IN THIS SPECIAL ROUNDTABLE CONVERSATION, EXPERTS ON CONSCIOUS CULTURE CONTRAST TWO RADICALLY DIFFERENT METHODS FOR CREATING A STRONG WORKPLACE CULTURE.

Earlier this year, my companies, the Porter Group and the Conscious Venture Lab, formed a new partnership with an amazing consulting company from Baltimore. Since its founding 16 years ago, SHIFT, along with CEO Joe Mechlinski, have focused on helping organizations big and small shift the purpose of business away from a myopic focus on profit and towards a force for good in society. One of the things that made the business combination attractive to Joe and me was our collective focus on workplace culture as a driver of organizational performance. In our work together advising established companies and startups, we often pose three related questions:

What does it mean to build a conscious, high-performing culture?
How do you hire people into an organization who are likely to fit well and operate with the right mindset?
How do you train executives of early-stage organizations to think about and implement culture in a mindful way?

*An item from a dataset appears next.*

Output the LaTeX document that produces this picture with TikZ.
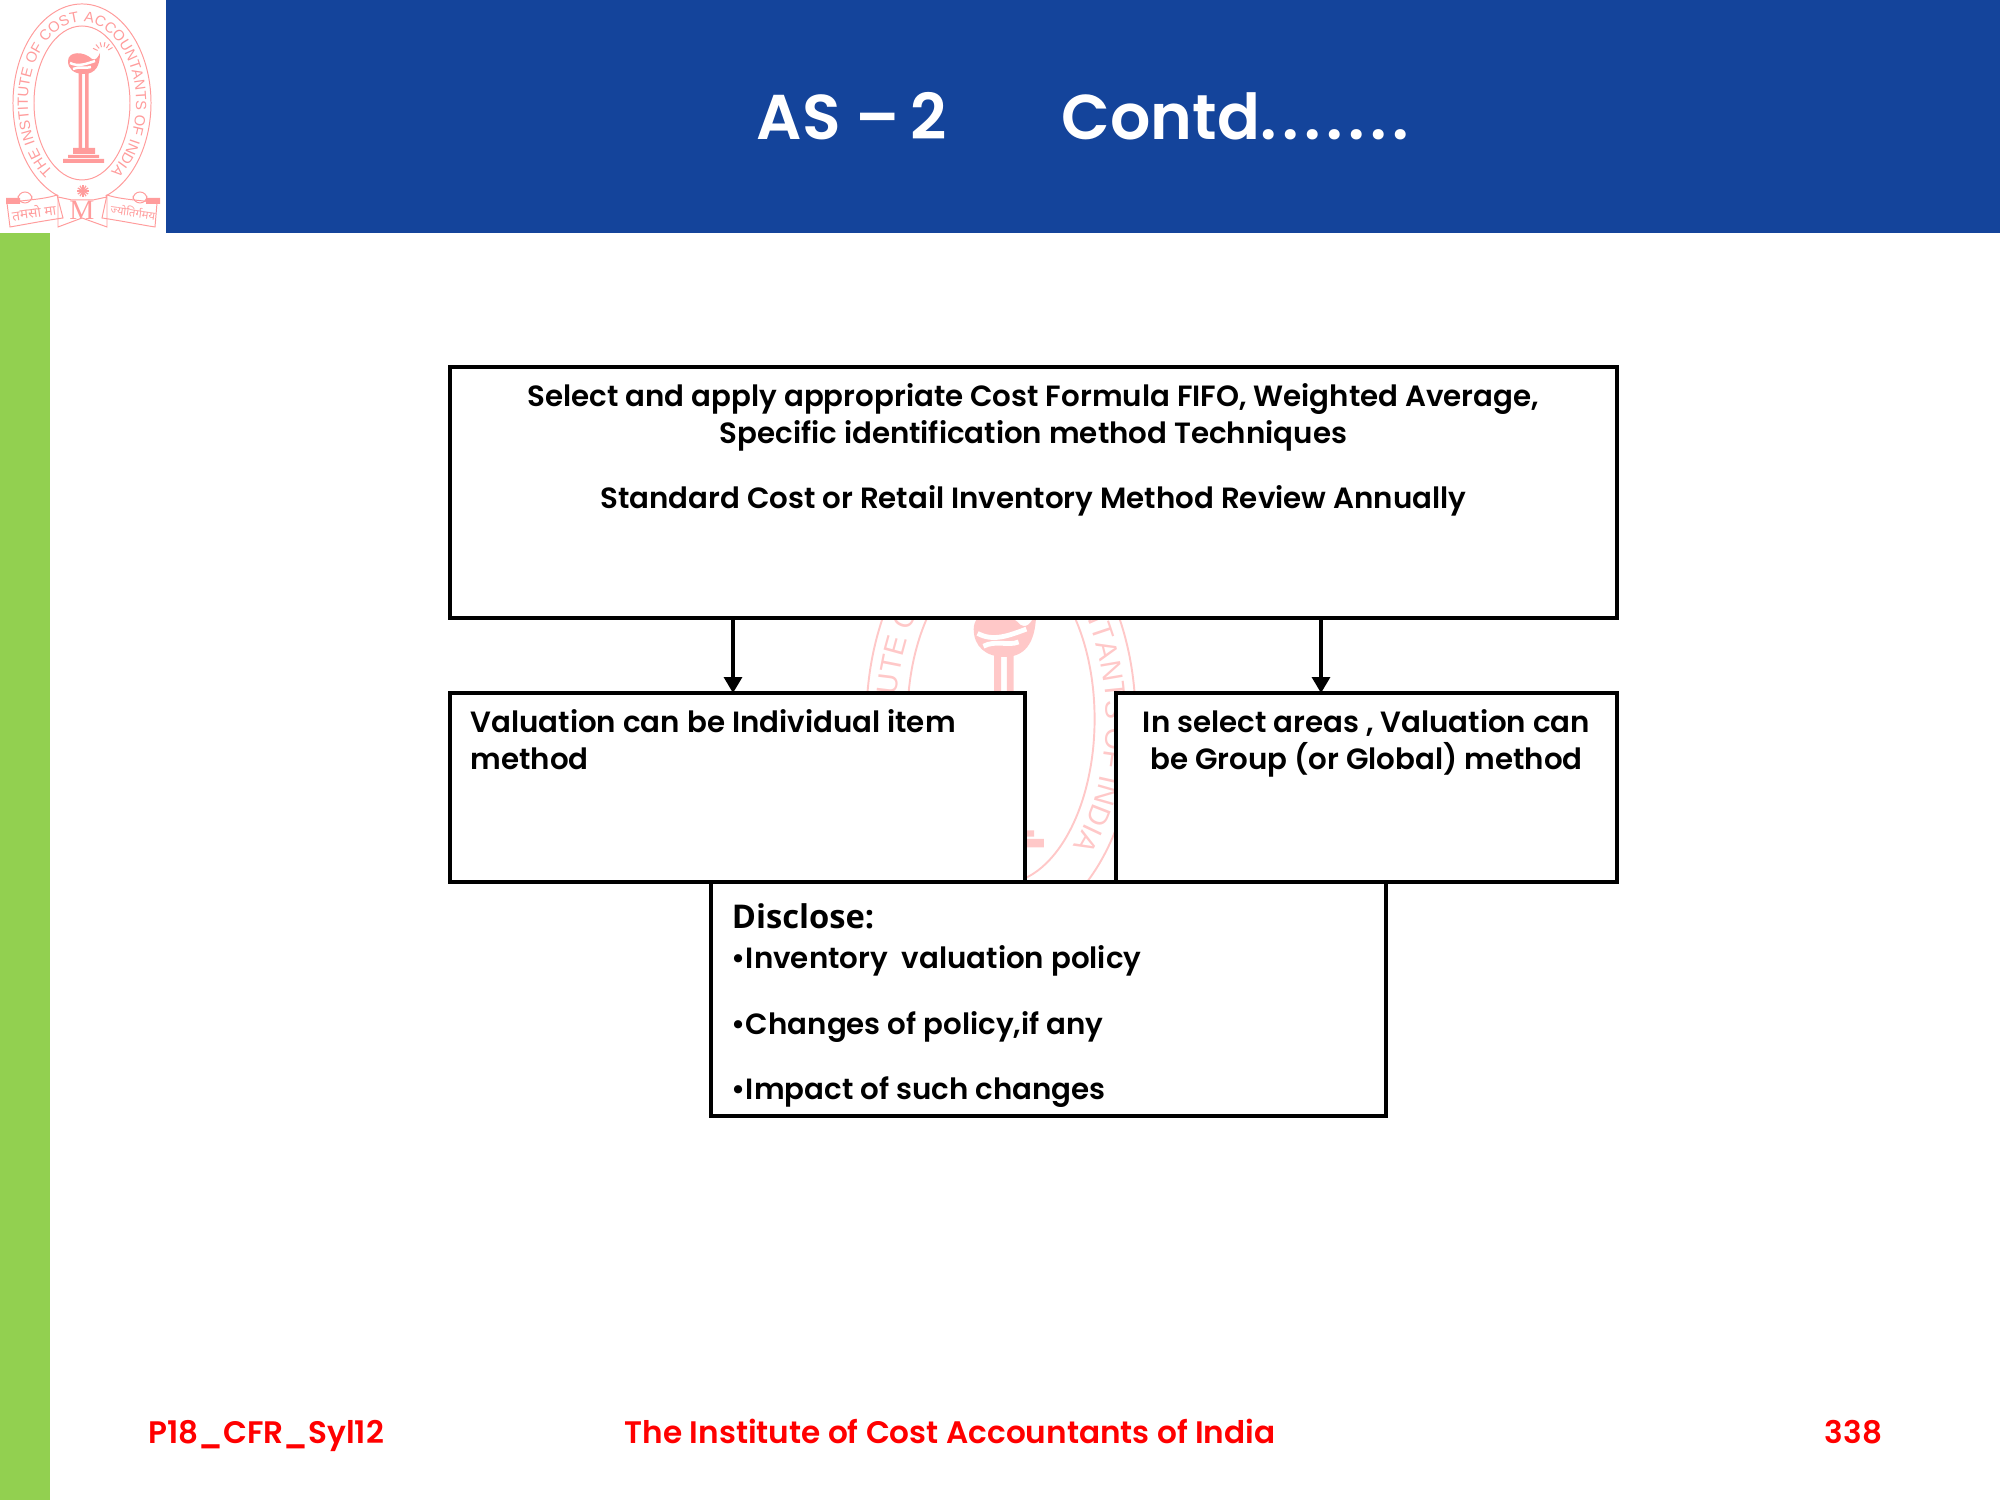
\documentclass[tikz,border=0pt]{standalone}
\usepackage{fontspec}
\setmainfont{Poppins}[BoldFont={Poppins SemiBold}]
\newfontfamily\disclosefont{Open Sans}
\newfontfamily\emblemfont{Liberation Sans}
\newfontfamily\hindifont[Script=Devanagari]{Noto Sans}
\newfontfamily\mfont{Liberation Serif}
\usepackage{xcolor}
\usepackage{tikz}
\usetikzlibrary{arrows.meta,positioning,decorations.text}
\definecolor{bandblue}{RGB}{20,68,155}
\definecolor{sidegreen}{RGB}{146,208,80}
\definecolor{footred}{RGB}{255,0,0}
\definecolor{emblempink}{RGB}{255,156,156}
\definecolor{markpink}{RGB}{255,200,200}
\tikzset{
  flowbox/.style={draw=black, line width=1.15pt, fill=white, outer sep=0pt, inner sep=0pt},
  boxtext/.style={inner sep=0pt, font=\fontsize{8.33}{10.4}\selectfont\bfseries, align=left},
  titletext/.style={text=white, inner sep=0pt, font=\fontsize{18}{20}\selectfont\bfseries},
  foottext/.style={text=footred, inner sep=0pt, font=\fontsize{8.85}{10}\selectfont\bfseries},
  flow/.style={-{Triangle[length=1.6mm,width=1.75mm]}, line width=1.15pt}
}
% x, y, x scale, y scale, colour
\newcommand{\emblem}[5]{
\begin{scope}[shift={(#1,#2)},xscale=#3,yscale=#4,draw=#5,line width=#3*0.28pt]
  \newcommand{\letterfont}{\emblemfont\fontsize{\fpeval{#3*4.2}}{\fpeval{#3*5}}\selectfont}
  \draw (0,0) ellipse [x radius=48,y radius=77];
  \draw (0,0) ++(250:69 and 99) arc [start angle=250,end angle=-70,x radius=69,y radius=99];
  \path[decorate,decoration={text along path,text align=center,text color=#5,
    text={|\letterfont|THE INSTITUTE OF COST ACCOUNTANTS OF INDIA}}]
    (0,0) ++(238:54 and 81) arc [start angle=238,end angle=-58,x radius=54,y radius=81];
  % pillar and base
  \fill[#5] (-3.5,-45) rectangle (0,30) (3,-45) rectangle (6.5,30);
  \fill[#5] (-9,-51) rectangle (13,-45) (-14,-55) rectangle (17,-52) (-19,-60) rectangle (22,-56);
  % lamp
  \fill[#5] (-14,42) .. controls (-14,52) and (2,52) .. (10,44) .. controls (14,42) and (16,46) .. (18,50)
    .. controls (18,38) and (14,29) .. (2,29) .. controls (-8,29) and (-14,34) .. (-14,42) -- cycle;
  \draw[white,line width=#3*0.7pt] (-12,40) .. controls (-4,36) and (4,39) .. (13,42);
  \draw[white,line width=#3*0.7pt] (-9,34) .. controls (-3,37) and (4,34) .. (9,36);
  \foreach \ang in {30,55,...,155}
    \draw (21,50) ++(\ang:6) -- ++(\ang:5);
  % star
  \foreach \ang in {0,30,...,330}
    \draw[line width=#3*0.35pt] (1,-88) -- ++(\ang:6);
  % scrolls
  \draw (-75,-100) .. controls (-60,-97) and (-40,-97) .. (-25,-92) -- (-19,-115)
    .. controls (-40,-118) and (-60,-122) .. (-72,-124) -- cycle;
  \draw (25,-92) .. controls (40,-97) and (60,-97) .. (75,-100) -- (73,-124)
    .. controls (60,-122) and (40,-118) .. (20,-115) -- cycle;
  \draw (-24,-94) -- (-10,-97) -- (11,-97) -- (25,-94) -- (25,-124) -- (0,-115) -- (-24,-124) -- cycle;
  \fill[#5] (-76,-95) rectangle (-62,-101) (64,-95) rectangle (78,-101);
  \draw[rounded corners=#3*2pt] (-64,-89) rectangle (-50,-100) (51,-89) rectangle (65,-100);
  \node[text=#5,inner sep=0pt,font=\mfont\fontsize{\fpeval{#3*8}}{\fpeval{#3*9}}\selectfont] (mletter) at (0,-107) {M};
  \node[text=#5,inner sep=0pt,rotate=8,font=\hindifont\fontsize{\fpeval{#3*3.9}}{\fpeval{#3*5}}\selectfont] (lscroll) at (-48,-109) {तमसो मा};
  \node[text=#5,inner sep=0pt,rotate=-8,font=\hindifont\fontsize{\fpeval{#3*3.2}}{\fpeval{#3*5}}\selectfont] (rscroll) at (51,-109) {ज्योतिर्गमय};
\end{scope}}

\begin{document}
\begin{tikzpicture}[x=0.01cm,y=0.01cm]
\useasboundingbox (0,0) rectangle (2000,1500);

% slide furniture
\fill[bandblue] (166,1500) rectangle (2000,1266.5);
\fill[sidegreen] (0,1267) rectangle (50,0);
\emblem{82}{1397}{1}{1}{emblempink}
\emblem{1001}{781}{1.95}{2.14}{markpink}

\node[titletext, anchor=base west] (as) at (756,1360) {AS -- \kern-1.2pt 2};
\node[titletext, anchor=base west] (contd) at (1061,1360) {Contd.\kern1.6pt.\kern1.6pt.\kern1.6pt.\kern1.6pt.\kern1.6pt.\kern1.6pt.};

% boxes
\node[flowbox, minimum width=116.6mm, minimum height=25.1mm, anchor=north west] (rule) at (450,1133) {};
\node[flowbox, minimum width=57.5mm, minimum height=18.9mm, below=7.5mm of rule.south west, anchor=north west] (item) {};
\node[flowbox, minimum width=50mm, minimum height=18.9mm, below=7.5mm of rule.south east, anchor=north east] (group) {};
\node[flowbox, minimum width=67.4mm, minimum height=23.4mm, below=0mm of item.south west, anchor=north west, xshift=26.1mm] (disclose) {};

\draw[flow] (rule.south -| 733,0) -- (item.north -| 733,0);
\draw[flow] (rule.south -| 1321,0) -- (group.north -| 1321,0);

% box texts
\node[boxtext, align=center, below=1.6mm of rule.north] (ruletext) {Select and apply appropriate Cost Formula FIFO, Weighted Average,\\Specific identification method Techniques\\[8.1pt]Standard Cost or Retail Inventory Method Review Annually};
\node[boxtext, below=1.6mm of item.north west, anchor=north west, xshift=2mm] (itemtext) {Valuation can be Individual item\\method};
\node[boxtext, align=center, below=1.6mm of group.north] (grouptext) {In select areas , Valuation can\\be Group (or Global) method};
\node[boxtext, font=\disclosefont\fontsize{9.3}{11}\selectfont\bfseries, below=2.1mm of disclose.north west, anchor=north west, xshift=2mm] (disclosetext) {Disclose:};
\node[boxtext, below=1.5mm of disclosetext.south west, anchor=north west] (policytext) {\textbullet Inventory\ \ valuation policy\\[8.2pt]\textbullet Changes of policy,if any\\[8.2pt]\textbullet Impact of such changes};

% footer
\node[foottext, anchor=base west] (syl) at (148,56) {P18\_CFR\_Syl12};
\node[foottext, anchor=base west] (inst) at (624,56) {The Institute of Cost Accountants of India};
\node[foottext, anchor=base west] (page) at (1824,56) {338};
\end{tikzpicture}
\end{document}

As Mechlinski often puts it, “We spend a lot of time thinking about how to create a shared experience that’s deep. We think about looking at the whole self. How does someone’s head, heart, and gut show up at work?” In his work with companies, Mechlinski also puts a lot of emphasis on creating routines. “You don’t have to think about your anniversary or your birthday; you know what you’re going to do — you’re going to celebrate these moments,” he explains. To harness that same instinct for celebration and excitement at work, “We look at scheduling culture almost as a calendar. That goes for everything from how we start and end every meeting to how we think about the Friday before a holiday.”